There was trouble in Herr Van de Greutz's kitchen the next day; the young cook, who had behaved so admirably before, did what old Marthe called "showing the cloven hoof." She was impertinent, she was idle; she broke dishes, she wasted eggs, and she lighted a roaring fire in the big stove, in spite of the strict economy of fuel which was one of the first rules of the household. Finally she announced that she must have a day's holiday. Marthe refused point blank, whereupon the cook said she should take it, and a dispute ensued; Marthe called her several names, and reminded her of the fact that she had no character, and that she had confessed to being obliged to leave the Van Heigens in haste. Julia retorted that that fact was known to the housekeeper when she engaged her, and was the reason of the starvation wage offered. Marthe then inquired what enormity it was that she had committed at the Van Heigens', and intimated that it must be disgraceful indeed for a person, pretending to be a lady-help, to be thankful to accept the situation of cook. Julia's answer was scarcely polite, and very well calculated to rouse the old woman further, and, at the same time, she opened the door and skilfully worked herself and her antagonist into the passage, and some way up it, raising her voice so as to incite the other to raise hers.

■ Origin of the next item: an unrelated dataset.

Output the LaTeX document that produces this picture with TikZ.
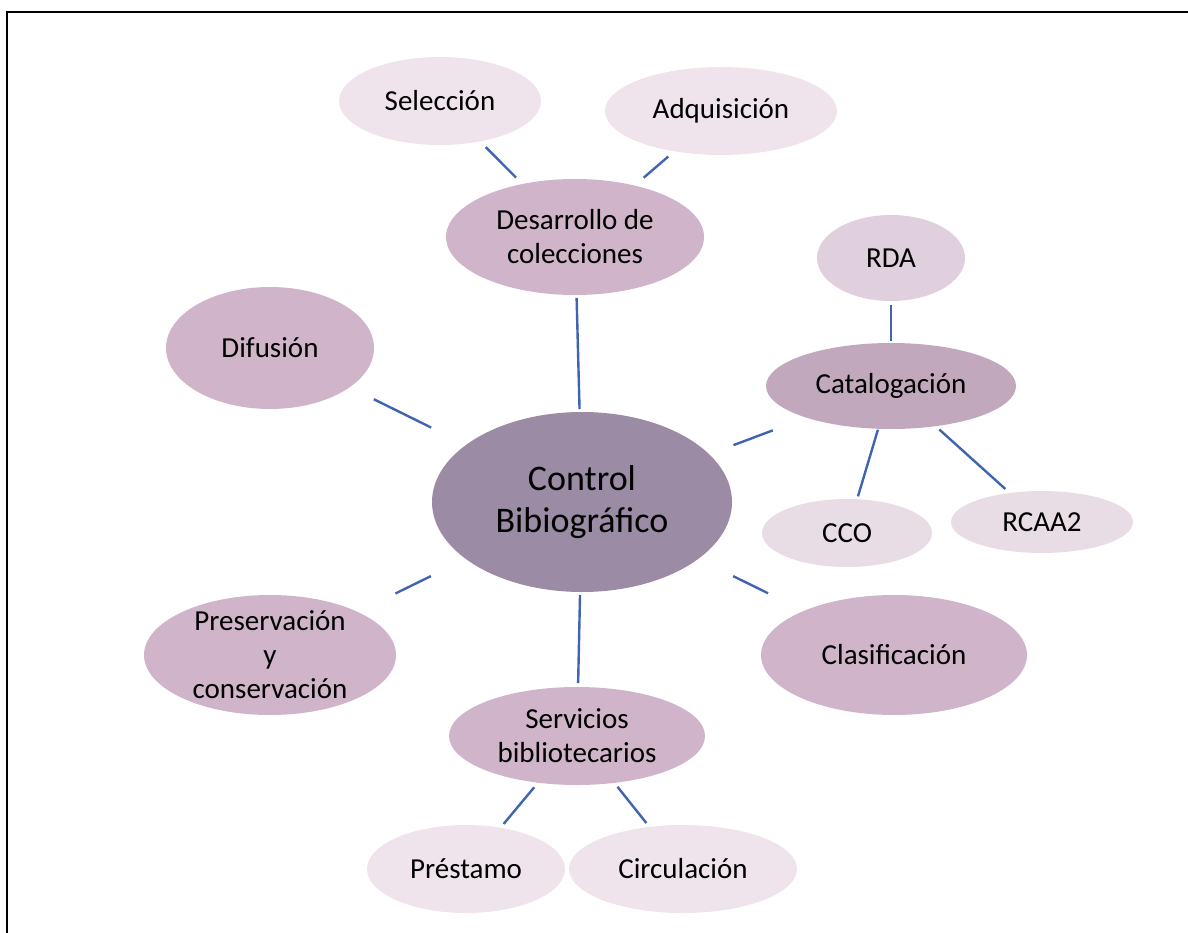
\documentclass[tikz,border=0pt]{standalone}
\usepackage{fontspec}
\setmainfont{Carlito}
\usepackage{xcolor}
\usepackage{tikz}
\usetikzlibrary{shapes.geometric}

\definecolor{hubfill}{RGB}{155,139,165}
\definecolor{topicfill}{RGB}{207,180,202}
\definecolor{catfill}{RGB}{194,168,189}
\definecolor{subfill}{RGB}{224,207,220}
\definecolor{leaffill}{RGB}{232,221,229}
\definecolor{palefill}{RGB}{239,228,236}
\definecolor{linkblue}{RGB}{64,100,176}

\begin{document}
\begin{tikzpicture}[x=1pt, y=-1pt,
    bubble/.style={ellipse, inner sep=0pt, outer sep=0pt, align=center,
                   font=\fontsize{29}{34}\selectfont},
    hub/.style={bubble, fill=hubfill, font=\fontsize{36}{42}\selectfont},
    topic/.style={bubble, fill=topicfill},
    pale/.style={bubble, fill=palefill},
    leaf/.style={bubble, fill=leaffill},
    link/.style={draw=linkblue, line width=2.4pt}
]
    \useasboundingbox (0,0) rectangle (1188,933);

    % Frame
    \draw[line width=2pt] (1188,12) -- (6.5,12) -- (6.5,933);

    % Centre
    \node[hub, minimum width=300pt, minimum height=180pt] (ctl) at (582,502) {Control\\Bibiográfico};

    % First ring
    \node[topic, minimum width=258pt, minimum height=116pt] (des) at (575,237) {Desarrollo de\\colecciones};
    \node[topic, minimum width=208pt, minimum height=122pt] (dif) at (270,348) {Difusión};
    \node[bubble, fill=catfill, minimum width=250pt, minimum height=86pt] (cat) at (891,386) {Catalogación};
    \node[topic, minimum width=266pt, minimum height=120pt] (cla) at (894,655) {Clasificación};
    \node[topic, minimum width=252pt, minimum height=120pt, inner ysep=-16pt] (pre) at (270,655) {Preservación\\y\\conservación};
    \node[topic, minimum width=256pt, minimum height=98pt] (ser) at (577,736) {Servicios\\bibliotecarios};

    % Second ring
    \node[pale, minimum width=202pt, minimum height=88pt] (sel) at (440,101) {Selección};
    \node[pale, minimum width=232pt, minimum height=88pt] (adq) at (721,111) {Adquisición};
    \node[bubble, fill=subfill, minimum width=148pt, minimum height=86pt] (rda) at (891,258) {RDA};
    \node[leaf, minimum width=170pt, minimum height=68pt] (cco) at (847,533) {CCO};
    \node[leaf, minimum width=182pt, minimum height=62pt] (rca) at (1042,522) {RCAA2};
    \node[pale, minimum width=198pt, minimum height=88pt] (prs) at (466,869) {Préstamo};
    \node[pale, minimum width=228pt, minimum height=88pt] (cir) at (683,869) {Circulación};

    % Links: centre to first ring
    \draw[link, shorten <=3pt, shorten >=3pt] (des) -- (ctl);
    \draw[link, shorten <=27pt, shorten >=39pt] (dif) -- (ctl);
    \draw[link, shorten <=26pt, shorten >=36pt] (ctl) -- (cat);
    \draw[link, shorten <=39pt, shorten >=40pt] (ctl) -- (cla);
    \draw[link, shorten <=39pt, shorten >=42pt] (ctl) -- (pre);
    \draw[link, shorten <=3pt, shorten >=4pt] (ctl) -- (ser);

    % Links: first ring to second ring
    \draw[link, shorten <=8pt, shorten >=9pt] (sel) -- (des);
    \draw[link, shorten <=8pt, shorten >=12pt] (adq) -- (des);
    \draw[link, shorten <=4pt, shorten >=2pt] (rda) -- (cat);
    \draw[link, shorten <=1pt, shorten >=3pt] (cat) -- (cco);
    \draw[link, shorten <=5pt, shorten >=6pt] (cat) -- (rca);
    \draw[link, shorten <=6pt, shorten >=5pt] (ser) -- (prs);
    \draw[link, shorten <=5pt, shorten >=5pt] (ser) -- (cir);
\end{tikzpicture}
\end{document}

The result was that soon the noise reached Herr Van de Greutz.

Out he came in a great rage, ordering them about their business, and abusing them roundly. Marthe hurried back to the kitchen, effectually silenced, but Julia remained; she had not got her dismissal yet, and it was imperative she should get it, for there was no telling when the ground rice would be discovered. But she soon got what she wanted; after a very little more inciting, Herr Van de Greutz ordered her out of his house a great deal more peremptorily than she had been ordered out of the Van Heigens'. She was to go at once; she was to pack her things and go, and Marthe was to see that she took nothing but what was her own; she was the most untrustworthy and incompetent pig that the devil ever sent to spoil good food, and steal silver spoons.

To this Julia replied by asking for her wages. At first Van de Greutz refused; but Julia, with some effrontery, considering the circumstances, declined to go without them, so eventually he thought better of it and paid her. After that she and Marthe went up-stairs, and she packed and Marthe looked on, closely scrutinising everything. When all was done, and she herself dressed, she walked out of the house, with the formula fastened inside her cuff, and the explosive balanced on her head. And the old man who did the rough work about the place came with her, wheeling her luggage on a barrow as far as the gate. Here he shot it out, and left her to wait till she might hail some passing cart, and so get herself conveyed to the town.